As readers may know, the Los Angeles Freelance Worker Protections Ordinance took effect on July 1, 2023. The new law imposes additional requirements on businesses in the City of Los Angeles who have contracts with freelance workers. Perhaps most notably, for any contract between a hiring entity and a freelance worker valued at $600 or more, the contract must be in writing and include:
- the name, mailing address, phone number, and email address of both the hiring entity and the freelance worker;
- an itemization of all services to be provided by the freelance worker, the value of the services to be provided pursuant to the contract, and the rate and method of compensation; and
- the date by which the hiring entity must pay the contracted compensation or the manner by which such date will be determined.
The ordinance defines a “freelance worker” as a natural person or an entity hired or engaged as a bona fide independent contractor to perform services for a “hiring entity” in exchange for compensation. A “hiring entity” is an entity regularly engaged in business or commercial activity, including owning or operating a trade or business, a non-profit business, or an entity that represents itself as engaging in any trade or business.

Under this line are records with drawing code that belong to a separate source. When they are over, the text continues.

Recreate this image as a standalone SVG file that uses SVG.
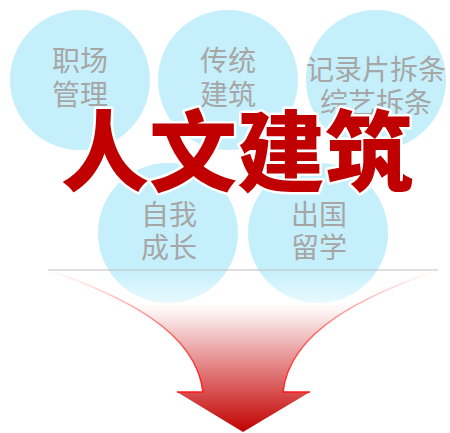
<svg xmlns="http://www.w3.org/2000/svg" width="450" height="433" viewBox="0 0 450 433">
<style>
.bub{fill:#C5F0FB}
.lbl{font-family:"Noto Sans CJK SC","Noto Sans",sans-serif;font-size:28px;fill:#A6A6A6;text-anchor:middle}
.title{font-family:"Noto Sans CJK SC",sans-serif;font-weight:900;font-size:88px;fill:#C00000;text-anchor:middle;stroke:#FFFFFF;stroke-width:5;stroke-linejoin:round;paint-order:stroke}
</style>
<defs>
<linearGradient id="fillG" x1="0" y1="270" x2="0" y2="432" gradientUnits="userSpaceOnUse">
<stop offset="0" stop-color="#FFFFFF" stop-opacity="0"/>
<stop offset="0.2" stop-color="#FFFFFF" stop-opacity="0.6"/>
<stop offset="0.35" stop-color="#F5D4D4"/>
<stop offset="0.75" stop-color="#D85050"/>
<stop offset="1" stop-color="#C00000"/>
</linearGradient>
<linearGradient id="edgeG" x1="0" y1="270" x2="0" y2="400" gradientUnits="userSpaceOnUse">
<stop offset="0" stop-color="#FF3030" stop-opacity="0"/>
<stop offset="0.5" stop-color="#FF3030" stop-opacity="0.7"/>
<stop offset="1" stop-color="#FF1010"/>
</linearGradient>
</defs>
<g id="n-zhichang"><circle class="bub" cx="80" cy="80" r="70"/><text class="lbl" x="80" y="71">职场</text><text class="lbl" x="80" y="105">管理</text></g>
<g id="n-chuantong"><circle class="bub" cx="228" cy="80" r="70"/><text class="lbl" x="228" y="71">传统</text><text class="lbl" x="228" y="105">建筑</text></g>
<g id="n-jilupian"><circle class="bub" cx="376" cy="80" r="70"/><text class="lbl" x="376" y="80">记录片拆条</text><text class="lbl" x="376" y="113">综艺拆条</text></g>
<g id="n-ziwo"><circle class="bub" cx="168" cy="233" r="70"/><text class="lbl" x="169" y="225">自我</text><text class="lbl" x="169" y="258">成长</text></g>
<g id="n-chuguo"><circle class="bub" cx="318" cy="233" r="70"/><text class="lbl" x="319" y="225">出国</text><text class="lbl" x="319" y="258">留学</text></g>
<g id="connectors">
<path d="M48,270 C120,295 196,330 203,392 L177,392 L243,432 L310,392 L283,392 C290,330 366,295 438,270 Z" fill="url(#fillG)"/>
<path d="M48,270 C120,295 196,330 203,392 L177,392" fill="none" stroke="url(#edgeG)" stroke-width="1.5"/>
<path d="M438,270 C366,295 290,330 283,392 L310,392" fill="none" stroke="url(#edgeG)" stroke-width="1.5"/>
<line x1="48" y1="270" x2="438" y2="270" stroke="#BFBFBF" stroke-width="1.2"/>
</g>
<g id="n-title"><text class="title" x="237" y="184">人文建筑</text></g>
</svg>
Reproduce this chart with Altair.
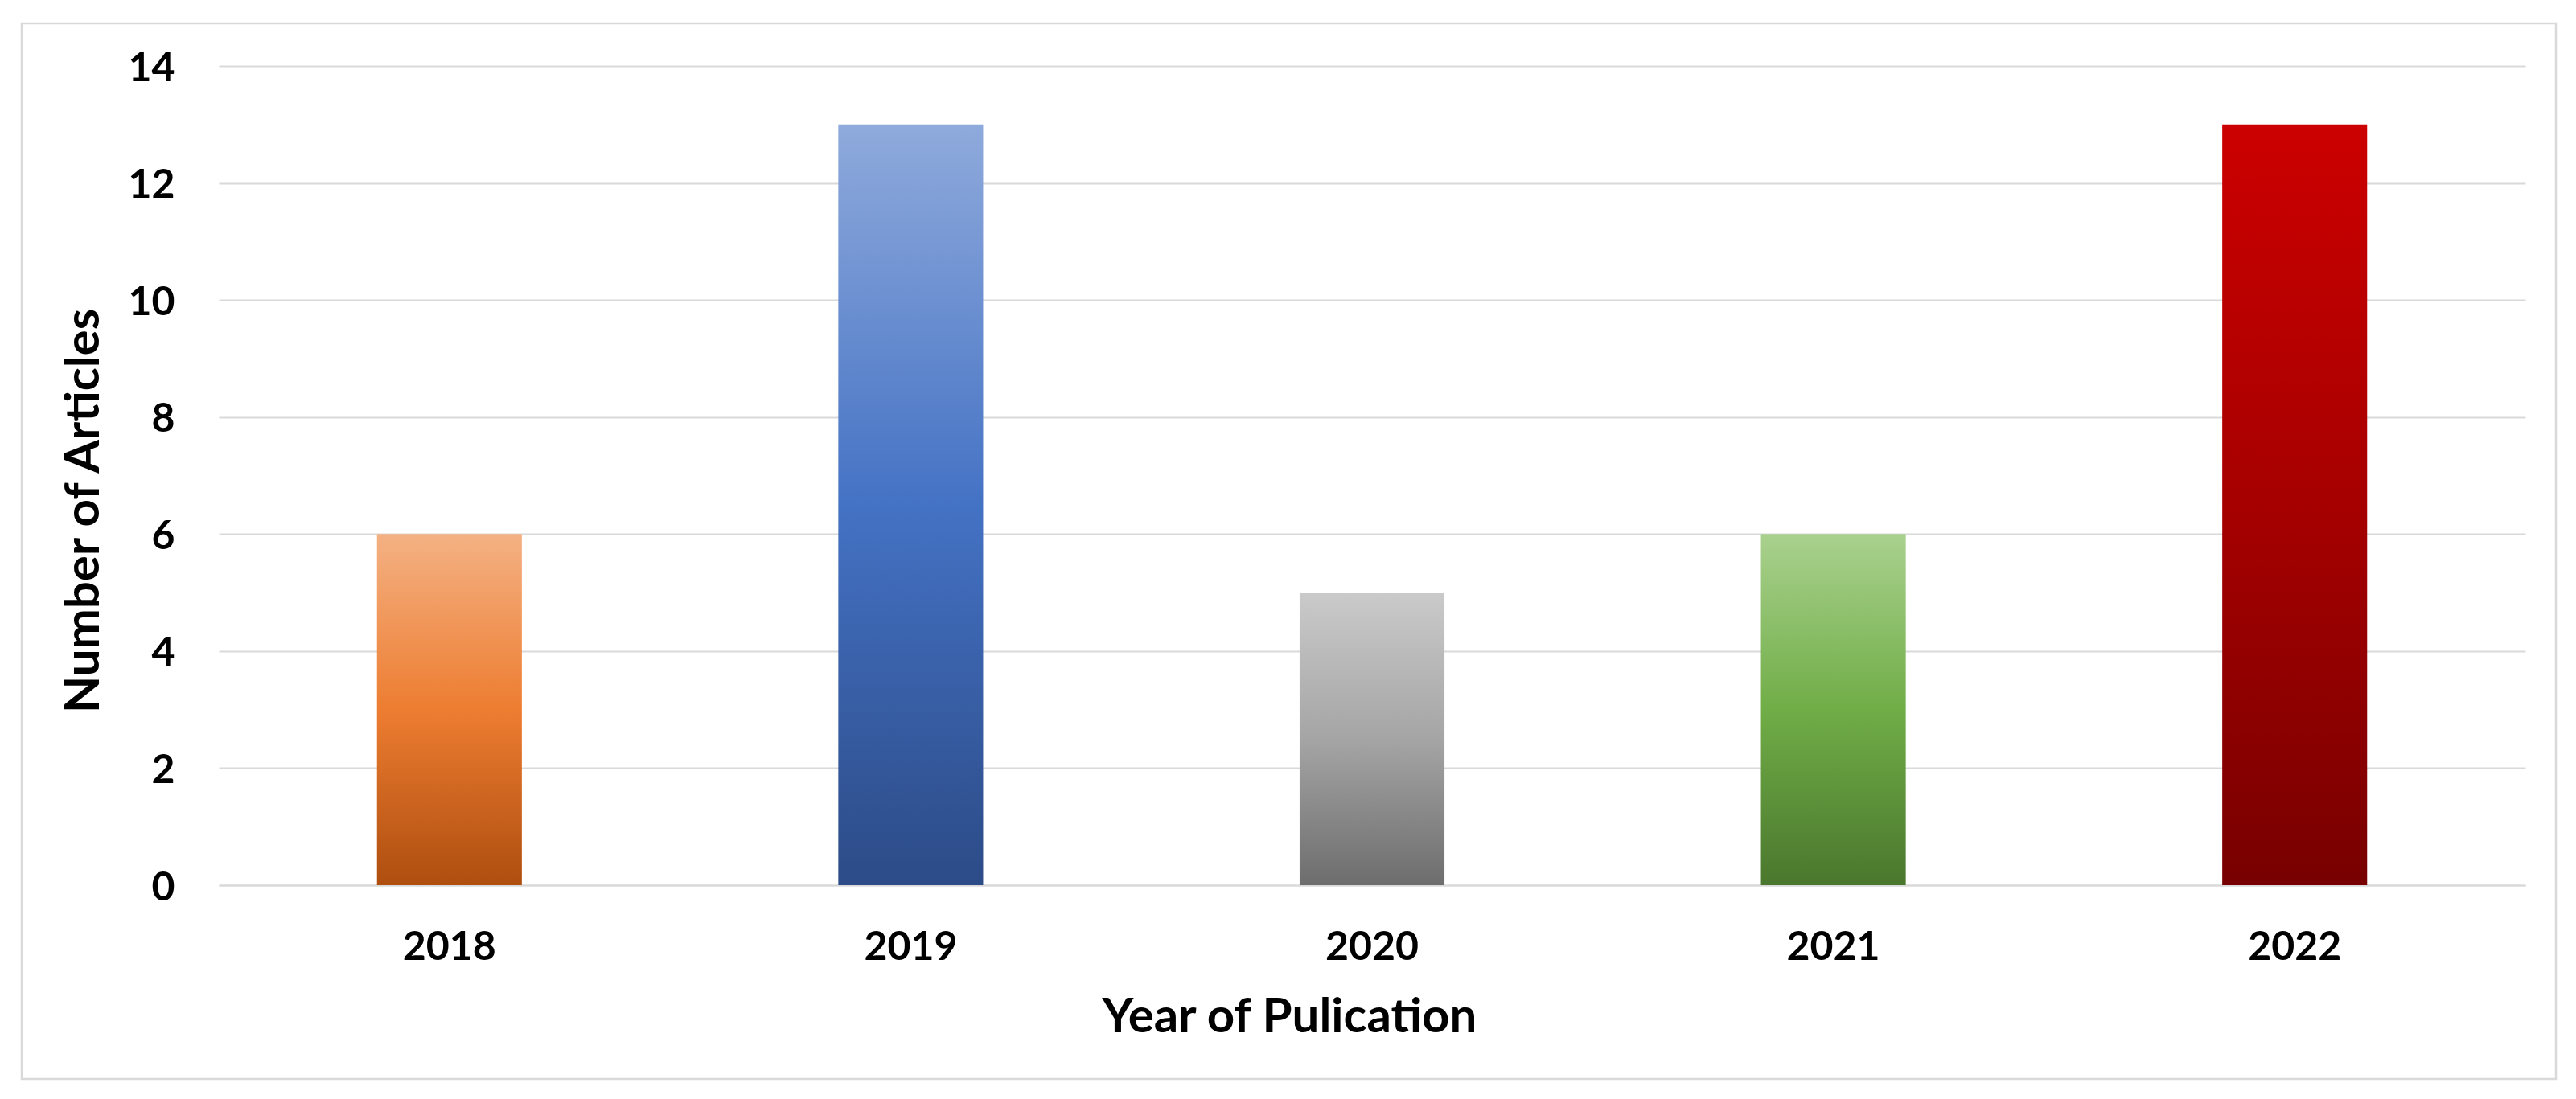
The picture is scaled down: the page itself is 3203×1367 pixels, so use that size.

The ordinance also creates a new gap-filler provision regarding timing of payment and imposes new recordkeeping requirements on hiring entities and freelance workers alike. If the written contract does not provide a due date, or if there is no written contract, a freelance worker must be fully paid no later than 30 calendar days after services are rendered. Additionally, freelance workers and hiring entities must each retain written records related to this ordinance for no less than four years, including contracts, payment records, and any other written or electronic records to demonstrate compliance with the ordinance.
Despite the ordinance’s broad reach, some enumerated parties are excluded from coverage. Notably, the ordinance does not apply to entities that hire app-based transportation and delivery drivers to provide prearranged services. Additionally, the ordinance excludes any freelance worker that: (1) is already required by law to have a written agreement to provide services in exchange for compensation; (2) is already an employee of the hiring entity; (3) agrees to perform services for the hiring entity at no pay; or (4) has employees other than the one individual natural person who is the sole legal and beneficial owner.
The ordinance prohibits employers from retaliating against any freelance workers for exercising rights under the new law or for opposing any practice banned by the ordinance. The ordinance also imposes additional damages and remedies, including attorney’s fees and costs.
Employers who hire independent contractors should examine their related policies and practices carefully and consult with counsel.